Hacker News new | ask | show | jobs
by joelm 1125 days ago
Latency has been the biggest challenge for me.

They cite "two to 15+ seconds" in this blog post for responses. Via the OpenAI API I've been seeing more like 45-60 seconds for responses (using GPT-3.5-turbo or GPT-4 in chat mode). Note, this is using ~3500 tokens total.

I've had to extensively adapt to that latency in the UI of our product. Maybe I should start showing funny messages while the user is waiting (like I've seen porkbun do when you pay for domain names).

2 comments

Was this in the past week? We had much worse latency this past week compared to the rest (in addition to model unavailability errors), which we attributed to the Microsoft Build conference. One of our customers that uses it a lot is always at the token limit and their average latency was ~5 seconds, but that was closer to 10 second last week.

...also why we can't wait for other vendors to get SOC I/II clearance, and I guess eventually fine-tuning our own model, so we're not stuck with situations like this.

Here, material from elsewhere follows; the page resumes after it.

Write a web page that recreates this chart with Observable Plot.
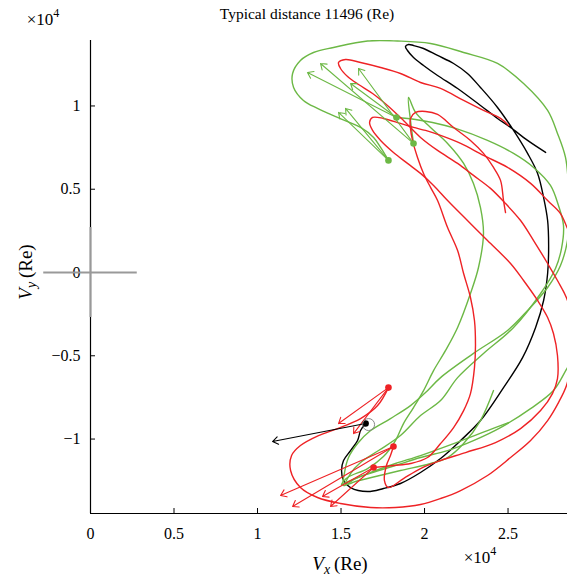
<!DOCTYPE html>
<html><head><meta charset="utf-8">
<script src="https://cdn.jsdelivr.net/npm/d3@7"></script>
<script src="https://cdn.jsdelivr.net/npm/@observablehq/plot@0.6"></script>
<style>body{margin:0;background:#fff} svg{display:block}</style>
</head><body><div id="chart"></div>
<script>
// values in units of 10^4 Re
const xTicks = [0, 0.5, 1, 1.5, 2, 2.5];
const yTicks = [-1, -0.5, 0, 0.5, 1];
const titleText = "Typical distance 11496 (Re)";

const blackTraj = [[2.725,0.721],[2.617,0.793],[2.515,0.871],[2.437,0.925],[2.335,1.003],[2.198,1.105],[2.078,1.183],[1.994,1.243],[1.934,1.291],[1.898,1.333],[1.886,1.357],[1.904,1.369],[1.934,1.363],[1.994,1.345],[2.078,1.303],[2.174,1.255],[2.257,1.195],[2.335,1.111],[2.437,0.991],[2.533,0.853],[2.617,0.715],[2.677,0.595],[2.713,0.450],[2.737,0.312],[2.743,0.162],[2.737,-0.006],[2.713,-0.168],[2.665,-0.330],[2.587,-0.511],[2.473,-0.691],[2.335,-0.889],[2.216,-1.009],[2.096,-1.117],[1.976,-1.201],[1.856,-1.267],[1.754,-1.297],[1.659,-1.315],[1.557,-1.291],[1.515,-1.249],[1.503,-1.189],[1.515,-1.129],[1.557,-1.069],[1.599,-1.009],[1.617,-0.949],[1.647,-0.907]];

const green1 = [[2.503,-0.901],[2.377,-0.949],[2.174,-1.027],[1.976,-1.099],[1.826,-1.147],[1.677,-1.201],[1.569,-1.243],[1.503,-1.273],[1.539,-1.231],[1.659,-1.177],[1.754,-1.105],[1.826,-1.009],[1.874,-0.907],[1.934,-0.811],[1.994,-0.709],[2.054,-0.589],[2.126,-0.468],[2.198,-0.330],[2.275,-0.126],[2.323,0.030],[2.353,0.234],[2.335,0.390],[2.293,0.535],[2.234,0.655],[2.138,0.775],[2.036,0.871],[1.946,0.961],[1.904,1.051],[1.916,0.913],[1.934,0.775]];

const green2 = [[2.413,-0.709],[2.335,-0.889],[2.234,-1.027],[2.138,-1.111],[2.036,-1.147],[1.856,-1.189],[1.707,-1.225],[1.587,-1.255],[1.527,-1.273],[1.557,-1.207],[1.617,-1.141],[1.725,-1.069],[1.856,-0.979],[1.976,-0.859],[2.096,-0.769],[2.198,-0.631],[2.353,-0.486],[2.533,-0.330],[2.695,-0.126],[2.784,0.024],[2.820,0.144],[2.832,0.282],[2.802,0.402],[2.754,0.523],[2.653,0.631],[2.533,0.715],[2.377,0.793],[2.186,0.865],[2.048,0.901],[1.946,0.919],[1.832,0.931]];

const green3 = [[2.886,-0.529],[2.856,-0.571],[2.772,-0.709],[2.635,-0.817],[2.455,-0.931],[2.293,-1.009],[2.138,-1.069],[1.976,-1.111],[1.826,-1.159],[1.689,-1.201],[1.587,-1.237],[1.515,-1.279],[1.521,-1.201],[1.545,-1.111],[1.599,-1.027],[1.677,-0.949],[1.796,-0.877],[1.916,-0.799],[2.006,-0.721],[2.096,-0.631],[2.293,-0.486],[2.497,-0.348],[2.617,-0.228],[2.737,-0.090],[2.814,0.042],[2.856,0.192],[2.868,0.372],[2.862,0.523],[2.844,0.691],[2.796,0.835],[2.737,0.973],[2.593,1.135],[2.437,1.255],[2.234,1.321],[2.036,1.375],[1.838,1.390],[1.659,1.390],[1.455,1.351],[1.335,1.321],[1.257,1.273],[1.210,1.195],[1.216,1.111],[1.275,1.033],[1.359,0.985],[1.479,0.931],[1.617,0.871],[1.695,0.811],[1.737,0.751],[1.784,0.673]];

const red1 = [[2.503,0.883],[2.455,0.925],[2.353,0.973],[2.234,1.033],[2.096,1.105],[1.976,1.141],[1.856,1.195],[1.737,1.231],[1.617,1.261],[1.527,1.279],[1.485,1.261],[1.497,1.225],[1.539,1.177],[1.605,1.129],[1.689,1.075],[1.778,1.003],[1.874,0.913],[1.976,0.811],[2.078,0.733],[2.198,0.655],[2.293,0.583],[2.395,0.505],[2.485,0.414],[2.575,0.312],[2.653,0.192],[2.737,0.054],[2.796,-0.048],[2.856,-0.168],[2.886,-0.348],[2.874,-0.559],[2.850,-0.679],[2.802,-0.781],[2.737,-0.889],[2.635,-1.009],[2.515,-1.111],[2.377,-1.219],[2.216,-1.309],[2.096,-1.357],[1.976,-1.393],[1.826,-1.411],[1.677,-1.411],[1.497,-1.387],[1.359,-1.351],[1.257,-1.291],[1.198,-1.189],[1.204,-1.099],[1.257,-1.039],[1.365,-0.979],[1.479,-0.937],[1.617,-0.877],[1.719,-0.799],[1.784,-0.691]];

const red2 = [[2.485,0.360],[2.473,0.432],[2.455,0.553],[2.413,0.631],[2.353,0.715],[2.275,0.793],[2.174,0.871],[2.078,0.949],[2.006,0.967],[1.946,0.961],[1.916,0.925],[1.916,0.865],[1.928,0.793],[1.958,0.691],[1.994,0.595],[2.036,0.511],[2.078,0.432],[2.138,0.270],[2.198,0.132],[2.234,-0.006],[2.275,-0.150],[2.299,-0.288],[2.305,-0.438],[2.299,-0.571],[2.275,-0.727],[2.234,-0.829],[2.174,-0.931],[2.096,-1.027],[2.018,-1.111],[1.916,-1.147],[1.814,-1.159],[1.695,-1.171]];

const red3 = [[2.904,0.162],[2.856,0.264],[2.814,0.354],[2.737,0.432],[2.635,0.535],[2.497,0.631],[2.353,0.703],[2.216,0.775],[2.096,0.823],[2.006,0.853],[1.934,0.871],[1.856,0.895],[1.754,0.925],[1.689,0.931],[1.671,0.901],[1.689,0.853],[1.737,0.793],[1.814,0.721],[1.898,0.655],[1.976,0.595],[2.054,0.523],[2.138,0.432],[2.257,0.312],[2.377,0.192],[2.515,0.054],[2.593,-0.048],[2.677,-0.168],[2.737,-0.270],[2.772,-0.366],[2.796,-0.498],[2.796,-0.637],[2.766,-0.727],[2.695,-0.829],[2.575,-0.937],[2.425,-1.021],[2.246,-1.081],[2.096,-1.129],[1.976,-1.177],[1.874,-1.237],[1.784,-1.291],[1.760,-1.249],[1.772,-1.159],[1.796,-1.099],[1.814,-1.045]];

const greenDots = [[1.934,0.775],[1.832,0.931],[1.784,0.673]];
const redDots = [[1.784,-0.691],[1.814,-1.045],[1.695,-1.171]];
const blackDot = [[1.647,-0.907]];
const blackRing = [[1.665,-0.913]];

// velocity vectors [x1, y1, x2, y2]
const greenArrows = [[1.934,0.775,1.377,1.255],[1.832,0.931,1.557,1.135],[1.784,0.673,1.485,0.961]];
const greenArrowsDotted = [[1.934,0.775,1.605,1.225],[1.832,0.931,1.299,1.201],[1.784,0.673,1.527,0.985]];
const redArrows = [[1.784,-0.691,1.485,-0.907],[1.814,-1.045,1.210,-1.405],[1.695,-1.171,1.389,-1.345]];
const redArrowsDotted = [[1.784,-0.691,1.575,-0.967],[1.814,-1.045,1.138,-1.339],[1.695,-1.171,1.437,-1.405]];
const blackArrow = [[1.647,-0.907,1.090,-1.015]];

const GREEN = "#6cb845", RED = "#ee2225", BLACK = "#000";

const traj = [
  ["k", blackTraj, BLACK], ["g1", green1, GREEN], ["g2", green2, GREEN], ["g3", green3, GREEN],
  ["r1", red1, RED], ["r2", red2, RED], ["r3", red3, RED]
];
const lineRows = traj.flatMap(([id, pts, c]) => pts.map(([x, y]) => ({id, x, y, c})));
const arrowRows = (arr, c, dash) => arr.map(([x1,y1,x2,y2]) => ({x1,y1,x2,y2,c,dash}));
const arrows = [
  ...arrowRows(greenArrows, GREEN, null), ...arrowRows(greenArrowsDotted, GREEN, "1.5,3.5"),
  ...arrowRows(redArrows, RED, null), ...arrowRows(redArrowsDotted, RED, "1.5,3.5"),
  ...arrowRows(blackArrow, BLACK, null)
];
const dotRows = [
  ...greenDots.map(([x,y]) => ({x,y,c:GREEN})),
  ...redDots.map(([x,y]) => ({x,y,c:RED})),
  ...blackDot.map(([x,y]) => ({x,y,c:BLACK}))
];

const xDom = [0, 2.856], yDom = [-1.447, 1.393];
const fmt = d => d < 0 ? "\u2212" + Math.abs(d) : String(d);

const W = 567, H = 579, mL = 90, mR = 0, mT = 40, mB = 66;
const chart = Plot.plot({
  width: W, height: H,
  marginLeft: mL, marginRight: mR, marginTop: mT, marginBottom: mB,
  x: {domain: xDom},
  y: {domain: yDom},
  style: {fontFamily: "'Liberation Serif', 'DejaVu Serif', serif", fontSize: "16px", background: "#fff", color: "#000"},
  marks: [
    Plot.line(lineRows, {x: "x", y: "y", z: "id", stroke: "c", strokeWidth: 1.4, curve: "catmull-rom", clip: true}),
    Plot.arrow(arrows, {x1: "x1", y1: "y1", x2: "x2", y2: "y2", stroke: "c", strokeDasharray: "dash", strokeWidth: 1.1, headLength: 9, headAngle: 70, clip: true}),
    Plot.dot(dotRows, {x: d => d.x, y: d => d.y, fill: "c", r: 3.3}),
    Plot.dot(blackRing, {x: d => d[0], y: d => d[1], r: 6, stroke: "#888", fill: "none", strokeWidth: 1}),
    Plot.ruleX([xDom[0]], {stroke: "#000", strokeWidth: 1.2}),
    Plot.ruleY([yDom[0]], {stroke: "#000", strokeWidth: 1.2}),
    Plot.tickX(xTicks, {x: d => d, insetTop: H - mT - mB - 5, stroke: "#000"}),
    Plot.tickY(yTicks, {y: d => d, insetRight: W - mL - mR - 5, stroke: "#000"}),
    Plot.axisX({ticks: xTicks, tickSize: 0, tickPadding: 14, tickFormat: fmt, label: null, fontSize: 16}),
    Plot.axisY({ticks: yTicks, tickSize: 0, tickPadding: 10, tickFormat: fmt, label: null, fontSize: 16}),
    Plot.ruleY([0], {x1: -0.28, x2: 0.28, stroke: "#999", strokeWidth: 2}),
    Plot.ruleX([0], {y1: -0.27, y2: 0.27, stroke: "#999", strokeWidth: 2})
  ]
});

const svg = d3.select(chart);
const ff = "'Liberation Serif', 'DejaVu Serif', serif";
svg.append("text").attr("x", 307).attr("y", 19).attr("text-anchor", "middle")
  .attr("font-family", ff).attr("font-size", 15.5).text(titleText);

function times10(x, y) {
  const t = svg.append("text").attr("x", x).attr("y", y).attr("font-family", ff).attr("font-size", 17);
  t.append("tspan").text("\u00d710");
  t.append("tspan").attr("dy", -8).attr("font-size", 12).text("4");
}
times10(43, 25);
times10(480, 563);

const xl = svg.append("text").attr("x", 340).attr("y", 570).attr("text-anchor", "middle")
  .attr("font-family", ff).attr("font-size", 19);
xl.append("tspan").attr("font-style", "italic").text("V");
xl.append("tspan").attr("font-style", "italic").attr("font-size", 14).attr("dy", 4).text("x");
xl.append("tspan").attr("dy", -4).text("\u2009(Re)");

const yl = svg.append("text").attr("transform", "translate(32,272) rotate(-90)").attr("text-anchor", "middle")
  .attr("font-family", ff).attr("font-size", 19);
yl.append("tspan").attr("font-style", "italic").text("V");
yl.append("tspan").attr("font-style", "italic").attr("font-size", 14).attr("dy", 4).text("y");
yl.append("tspan").attr("dy", -4).text("\u2009(Re)");

document.getElementById("chart").appendChild(chart);
</script>
</body></html>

I've seen more errors lately I think, but no the latency has been an issue for months. I think it has grown some over the last few months, but not a dramatic change.
Well poop, hope that gets resolved fast. I guess OpenAI can't hire compute platform engineers fast enough!
If a user is waiting on the response, you basically have to stream the result instead of waiting on the entire completion.
There's no real benefit to streaming if you are planning to use the LLM output downstream (say, in a SQL query). LLM latency is a major annoyance right now, whether locally-hosted or cloud-based.
Yea, that is probably a better solution. Not an easy one to refactor into at the moment though.